Old Fashioned Cheesy Chicken Spaghetti
5-6 boneless, skinless chicken breasts or 1 whole chicken fryer
1 - 12 oz package spaghetti noodles
1 - 16 oz (1 lb) package Velveeta cheese, cubed
1 - 10.5 oz can cream of chicken soup
1 - 14 oz can chicken broth or 2 cups reserved broth
1 - stick margarine (1/2 Cup)
1 - 8oz package shredded mild or sharp cheddar cheese
1 - small onion, chopped
3-4 celery ribs, chopped
1/4 cup green bell pepper, chopped
Fill a big stock pot with water. Clean and rinse whole fryer or chicken pieces. Add chicken, I like to add a little seasoning salt, pepper and poultry seasoning while the chicken cooks. Wash hands after handling chicken. Let chicken come to a boil, then reduce heat and simmer chicken until done. Cook whole fryers about 2 hours and chicken breasts or pieces 45-50 minutes. Remove chicken from pot and place on a plate to cool. Drain the broth through a strainer and reserve. Cook the spaghetti per package directions. Instead of cooking the spaghetti in water, we are going to use the reserved chicken broth. Add spaghetti and bring to a boil, reduce heat and simmer noodles until al dente. While spaghetti noodles are cooking start deboning the chicken (make sure it is cool enough to handle) or break chicken breasts to smaller pieces. Chop up all the vegetables and set aside. Melt margarine in a small skillet and add the vegetables. Sauté’ vegetables until they are tender and translucent in color. When noodles are done drain and set aside. If you are not using canned chicken broth, reserve 2 cups of the cooked broth. In a large bowl combine Velveeta cheese, chicken broth and cream of chicken soup. Place in microwave and cook on low for 5-7 minutes or until mixture is smooth and cheese is melted. (You can also use the defrost setting). To the cheese mixture add cooked vegetables with butter, spaghetti noodles and chicken pieces. Stir to combine. Spray a 9x 13 inch baking dish with cooking spray and add combined mixture. Top finished casserole with 8oz of shredded cheddar cheese. Place casserole in a preheated 350 degree oven and bake for about 45 minutes or until cheese is golden brown and casserole is bubbly. Remove from oven let cool and serve.

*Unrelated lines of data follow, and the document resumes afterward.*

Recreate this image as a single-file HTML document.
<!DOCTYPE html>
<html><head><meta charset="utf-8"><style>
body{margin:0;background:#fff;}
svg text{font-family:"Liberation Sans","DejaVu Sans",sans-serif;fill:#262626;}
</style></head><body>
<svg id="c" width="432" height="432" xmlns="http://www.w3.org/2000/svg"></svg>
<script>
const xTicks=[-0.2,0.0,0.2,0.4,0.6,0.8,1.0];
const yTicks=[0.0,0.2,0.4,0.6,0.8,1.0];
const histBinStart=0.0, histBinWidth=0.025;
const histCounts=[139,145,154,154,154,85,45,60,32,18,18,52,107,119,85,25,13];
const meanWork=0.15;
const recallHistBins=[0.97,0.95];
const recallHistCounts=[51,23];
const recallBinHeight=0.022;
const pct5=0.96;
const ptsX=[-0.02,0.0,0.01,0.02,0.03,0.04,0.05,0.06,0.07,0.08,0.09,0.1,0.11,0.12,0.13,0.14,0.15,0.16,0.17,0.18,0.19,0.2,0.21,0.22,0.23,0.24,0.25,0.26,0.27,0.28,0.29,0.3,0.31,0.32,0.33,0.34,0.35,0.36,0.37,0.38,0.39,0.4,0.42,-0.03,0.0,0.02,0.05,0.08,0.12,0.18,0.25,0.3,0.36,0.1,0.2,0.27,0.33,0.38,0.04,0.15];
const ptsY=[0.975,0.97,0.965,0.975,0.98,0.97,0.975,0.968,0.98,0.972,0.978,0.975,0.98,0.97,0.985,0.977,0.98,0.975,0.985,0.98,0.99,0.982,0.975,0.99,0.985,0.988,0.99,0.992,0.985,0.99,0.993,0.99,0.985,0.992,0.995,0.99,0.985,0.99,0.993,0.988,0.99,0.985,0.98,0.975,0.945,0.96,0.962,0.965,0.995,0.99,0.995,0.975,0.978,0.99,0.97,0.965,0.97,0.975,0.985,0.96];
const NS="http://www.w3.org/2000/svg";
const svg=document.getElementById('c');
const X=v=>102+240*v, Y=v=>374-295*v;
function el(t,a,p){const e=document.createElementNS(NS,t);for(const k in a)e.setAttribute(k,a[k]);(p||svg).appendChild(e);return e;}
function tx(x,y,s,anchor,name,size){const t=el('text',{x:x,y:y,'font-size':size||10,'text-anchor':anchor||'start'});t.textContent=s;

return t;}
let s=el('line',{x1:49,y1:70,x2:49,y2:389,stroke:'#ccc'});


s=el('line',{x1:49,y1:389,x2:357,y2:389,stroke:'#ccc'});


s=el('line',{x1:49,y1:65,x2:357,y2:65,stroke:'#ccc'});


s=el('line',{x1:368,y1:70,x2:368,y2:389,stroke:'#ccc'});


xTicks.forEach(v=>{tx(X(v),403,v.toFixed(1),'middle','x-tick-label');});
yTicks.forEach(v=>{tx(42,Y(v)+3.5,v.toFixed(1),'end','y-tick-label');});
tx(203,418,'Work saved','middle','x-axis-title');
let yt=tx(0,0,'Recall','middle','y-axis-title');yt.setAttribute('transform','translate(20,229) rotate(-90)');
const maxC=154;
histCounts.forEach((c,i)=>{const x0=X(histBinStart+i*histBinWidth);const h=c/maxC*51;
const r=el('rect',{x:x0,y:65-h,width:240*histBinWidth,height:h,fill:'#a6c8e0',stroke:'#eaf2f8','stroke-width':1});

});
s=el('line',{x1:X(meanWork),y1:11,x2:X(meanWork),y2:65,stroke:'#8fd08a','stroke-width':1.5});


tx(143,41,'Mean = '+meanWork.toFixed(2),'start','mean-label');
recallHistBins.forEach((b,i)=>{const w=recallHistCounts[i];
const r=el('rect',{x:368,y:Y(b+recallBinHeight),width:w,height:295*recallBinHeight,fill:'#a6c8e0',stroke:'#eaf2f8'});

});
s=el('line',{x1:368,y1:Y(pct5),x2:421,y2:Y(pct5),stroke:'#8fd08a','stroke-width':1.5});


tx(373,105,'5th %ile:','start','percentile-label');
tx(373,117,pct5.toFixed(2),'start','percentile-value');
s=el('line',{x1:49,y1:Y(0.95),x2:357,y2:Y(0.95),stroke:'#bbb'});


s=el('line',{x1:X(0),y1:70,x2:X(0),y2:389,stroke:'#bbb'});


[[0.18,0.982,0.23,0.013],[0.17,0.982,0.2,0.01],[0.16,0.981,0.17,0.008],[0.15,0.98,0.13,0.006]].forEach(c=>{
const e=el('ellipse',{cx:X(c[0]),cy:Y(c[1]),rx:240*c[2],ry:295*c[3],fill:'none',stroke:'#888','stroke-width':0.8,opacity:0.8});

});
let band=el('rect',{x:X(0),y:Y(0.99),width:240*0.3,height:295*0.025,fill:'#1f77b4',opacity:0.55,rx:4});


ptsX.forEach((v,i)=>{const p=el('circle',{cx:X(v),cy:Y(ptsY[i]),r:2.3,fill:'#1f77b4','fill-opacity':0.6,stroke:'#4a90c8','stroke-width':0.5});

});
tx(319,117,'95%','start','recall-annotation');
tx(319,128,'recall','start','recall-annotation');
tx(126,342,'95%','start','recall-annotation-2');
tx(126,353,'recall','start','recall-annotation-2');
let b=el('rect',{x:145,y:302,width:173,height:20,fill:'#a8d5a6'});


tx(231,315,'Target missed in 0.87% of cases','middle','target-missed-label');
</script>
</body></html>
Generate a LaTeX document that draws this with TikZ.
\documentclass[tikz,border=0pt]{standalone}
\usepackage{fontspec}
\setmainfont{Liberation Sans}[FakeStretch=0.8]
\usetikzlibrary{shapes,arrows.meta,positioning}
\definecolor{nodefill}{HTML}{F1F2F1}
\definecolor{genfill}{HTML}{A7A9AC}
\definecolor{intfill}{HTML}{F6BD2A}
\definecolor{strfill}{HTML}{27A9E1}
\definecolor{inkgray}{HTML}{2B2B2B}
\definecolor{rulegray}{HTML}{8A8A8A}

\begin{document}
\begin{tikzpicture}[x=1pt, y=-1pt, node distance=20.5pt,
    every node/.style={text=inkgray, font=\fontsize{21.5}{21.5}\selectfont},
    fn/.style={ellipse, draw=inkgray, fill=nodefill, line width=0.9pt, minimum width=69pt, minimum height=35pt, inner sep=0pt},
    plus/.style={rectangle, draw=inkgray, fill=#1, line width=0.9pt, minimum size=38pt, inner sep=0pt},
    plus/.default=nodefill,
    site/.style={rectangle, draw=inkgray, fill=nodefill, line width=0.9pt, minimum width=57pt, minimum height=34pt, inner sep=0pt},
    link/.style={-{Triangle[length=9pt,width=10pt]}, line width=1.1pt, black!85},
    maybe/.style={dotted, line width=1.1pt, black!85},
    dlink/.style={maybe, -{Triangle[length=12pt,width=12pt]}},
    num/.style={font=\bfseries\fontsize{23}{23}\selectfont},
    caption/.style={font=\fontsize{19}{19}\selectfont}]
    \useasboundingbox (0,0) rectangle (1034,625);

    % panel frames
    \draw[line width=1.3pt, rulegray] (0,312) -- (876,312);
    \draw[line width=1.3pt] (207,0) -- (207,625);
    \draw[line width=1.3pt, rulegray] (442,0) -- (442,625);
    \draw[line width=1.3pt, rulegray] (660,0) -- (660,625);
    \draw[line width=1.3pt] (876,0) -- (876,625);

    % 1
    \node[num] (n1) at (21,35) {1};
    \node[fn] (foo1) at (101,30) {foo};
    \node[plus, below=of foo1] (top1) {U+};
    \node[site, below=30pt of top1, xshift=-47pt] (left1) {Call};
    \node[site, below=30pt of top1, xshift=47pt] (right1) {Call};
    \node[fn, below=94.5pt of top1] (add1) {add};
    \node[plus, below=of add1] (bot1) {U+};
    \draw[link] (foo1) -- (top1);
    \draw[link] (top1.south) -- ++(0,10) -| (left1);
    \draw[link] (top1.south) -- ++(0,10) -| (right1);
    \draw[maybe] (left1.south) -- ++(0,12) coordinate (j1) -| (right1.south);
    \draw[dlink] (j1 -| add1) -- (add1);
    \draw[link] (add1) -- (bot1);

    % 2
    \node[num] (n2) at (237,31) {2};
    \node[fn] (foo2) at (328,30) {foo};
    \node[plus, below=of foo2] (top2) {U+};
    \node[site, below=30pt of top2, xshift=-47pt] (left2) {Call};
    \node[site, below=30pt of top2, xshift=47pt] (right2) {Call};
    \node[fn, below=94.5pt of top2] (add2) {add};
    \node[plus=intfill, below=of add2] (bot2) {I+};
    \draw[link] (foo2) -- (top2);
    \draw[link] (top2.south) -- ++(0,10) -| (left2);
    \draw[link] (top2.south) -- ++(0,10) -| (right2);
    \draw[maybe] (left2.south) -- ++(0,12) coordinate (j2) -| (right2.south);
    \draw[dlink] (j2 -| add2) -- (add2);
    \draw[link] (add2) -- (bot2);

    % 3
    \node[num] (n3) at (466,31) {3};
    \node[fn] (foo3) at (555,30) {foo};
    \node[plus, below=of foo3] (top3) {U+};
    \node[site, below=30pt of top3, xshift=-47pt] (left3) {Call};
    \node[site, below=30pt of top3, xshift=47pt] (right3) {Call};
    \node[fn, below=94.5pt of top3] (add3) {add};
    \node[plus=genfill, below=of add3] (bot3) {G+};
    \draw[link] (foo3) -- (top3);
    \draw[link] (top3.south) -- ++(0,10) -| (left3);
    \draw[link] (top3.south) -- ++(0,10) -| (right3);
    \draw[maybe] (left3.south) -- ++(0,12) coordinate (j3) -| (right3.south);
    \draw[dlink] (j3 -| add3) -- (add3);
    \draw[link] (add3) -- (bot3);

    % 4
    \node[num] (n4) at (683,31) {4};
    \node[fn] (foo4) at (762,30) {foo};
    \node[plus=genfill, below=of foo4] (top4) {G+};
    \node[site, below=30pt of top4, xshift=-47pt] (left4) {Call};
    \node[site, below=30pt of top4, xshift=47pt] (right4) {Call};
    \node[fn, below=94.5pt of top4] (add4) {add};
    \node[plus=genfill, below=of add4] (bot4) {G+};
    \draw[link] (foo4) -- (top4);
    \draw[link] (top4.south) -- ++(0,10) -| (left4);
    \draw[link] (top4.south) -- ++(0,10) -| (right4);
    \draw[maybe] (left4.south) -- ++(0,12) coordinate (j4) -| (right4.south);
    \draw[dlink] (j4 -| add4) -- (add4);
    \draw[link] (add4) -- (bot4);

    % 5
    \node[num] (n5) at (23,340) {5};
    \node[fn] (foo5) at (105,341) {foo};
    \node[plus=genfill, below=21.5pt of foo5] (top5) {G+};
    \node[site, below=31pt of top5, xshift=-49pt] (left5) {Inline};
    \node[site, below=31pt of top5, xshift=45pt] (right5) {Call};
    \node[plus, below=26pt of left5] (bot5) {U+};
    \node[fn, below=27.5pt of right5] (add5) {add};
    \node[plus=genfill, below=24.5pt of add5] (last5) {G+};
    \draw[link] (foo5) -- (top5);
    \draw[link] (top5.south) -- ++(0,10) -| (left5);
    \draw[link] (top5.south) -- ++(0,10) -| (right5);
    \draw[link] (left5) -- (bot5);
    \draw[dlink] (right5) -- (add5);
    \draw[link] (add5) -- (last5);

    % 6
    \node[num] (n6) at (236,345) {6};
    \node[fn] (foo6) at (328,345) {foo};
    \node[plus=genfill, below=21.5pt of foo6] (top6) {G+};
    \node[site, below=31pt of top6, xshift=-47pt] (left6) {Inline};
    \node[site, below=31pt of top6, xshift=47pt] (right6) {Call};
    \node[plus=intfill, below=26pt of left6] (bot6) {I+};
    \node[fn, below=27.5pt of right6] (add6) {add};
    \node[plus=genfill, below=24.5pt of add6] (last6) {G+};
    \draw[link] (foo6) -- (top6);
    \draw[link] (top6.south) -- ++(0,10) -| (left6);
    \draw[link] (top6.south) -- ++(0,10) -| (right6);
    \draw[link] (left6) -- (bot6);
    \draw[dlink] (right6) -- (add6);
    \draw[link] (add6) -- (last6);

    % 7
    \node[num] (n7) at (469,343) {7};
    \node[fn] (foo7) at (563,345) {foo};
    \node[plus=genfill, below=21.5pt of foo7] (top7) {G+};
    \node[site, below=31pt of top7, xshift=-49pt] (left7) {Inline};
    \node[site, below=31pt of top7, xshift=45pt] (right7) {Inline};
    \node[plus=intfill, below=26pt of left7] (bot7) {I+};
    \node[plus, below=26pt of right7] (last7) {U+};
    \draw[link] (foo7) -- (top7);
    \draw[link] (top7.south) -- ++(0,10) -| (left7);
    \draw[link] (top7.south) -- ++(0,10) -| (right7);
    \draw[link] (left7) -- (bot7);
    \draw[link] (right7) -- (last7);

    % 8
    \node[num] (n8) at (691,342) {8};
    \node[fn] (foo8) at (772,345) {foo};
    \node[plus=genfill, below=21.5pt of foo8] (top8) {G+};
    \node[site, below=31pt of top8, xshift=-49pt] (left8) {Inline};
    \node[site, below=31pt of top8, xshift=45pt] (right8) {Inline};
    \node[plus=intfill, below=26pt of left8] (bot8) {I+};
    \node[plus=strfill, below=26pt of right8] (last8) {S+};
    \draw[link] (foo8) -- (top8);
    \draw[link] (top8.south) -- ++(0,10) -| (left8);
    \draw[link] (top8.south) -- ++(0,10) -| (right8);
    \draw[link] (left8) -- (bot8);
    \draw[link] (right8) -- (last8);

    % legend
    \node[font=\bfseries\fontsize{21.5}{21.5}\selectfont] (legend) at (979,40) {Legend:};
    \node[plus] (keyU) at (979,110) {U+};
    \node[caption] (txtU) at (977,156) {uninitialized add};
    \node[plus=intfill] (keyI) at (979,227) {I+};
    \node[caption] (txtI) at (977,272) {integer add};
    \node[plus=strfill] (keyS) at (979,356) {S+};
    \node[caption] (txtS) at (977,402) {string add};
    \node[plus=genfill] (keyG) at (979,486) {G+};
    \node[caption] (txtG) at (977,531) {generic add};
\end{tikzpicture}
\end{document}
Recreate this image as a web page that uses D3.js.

Tina, The Mom in Mommy's Kitchen


































6 comments:
I've made this for my family it takes a little effort to make but so well worth it my kids love when I make this.Thanks!
My favorite part would be that browned cheese on the top-YUMMY!! This looks like the ultimate in comfort food, thanks for sharing the recipe!
I'm going to have to put this on my sidebar list now that you mentioned it today.
I am so glad I found this recipe. My boys and I love chicken spaghetti, but my husband can not have the rotel that we usually put in it. Now I have a recipe that sounds just as good without the Rotel. I can't wait to put it on next week's menu. I already have this week's menu made and bought :(
Oh My Gosh, SO GOOD! I have a recipe for Chicken Spaghetti on my blog, but it is totally different. I made yours tonight. My hubby and the kids loved it. My hubby said "Now you have TWO awesome chicken spaghetti recipes!"
Thank you SO MUCH for posting this recipe! I made this last night and even my VERY picky 12 y.o. LOVED it! This will DEFINITELY be going in our meal rotation!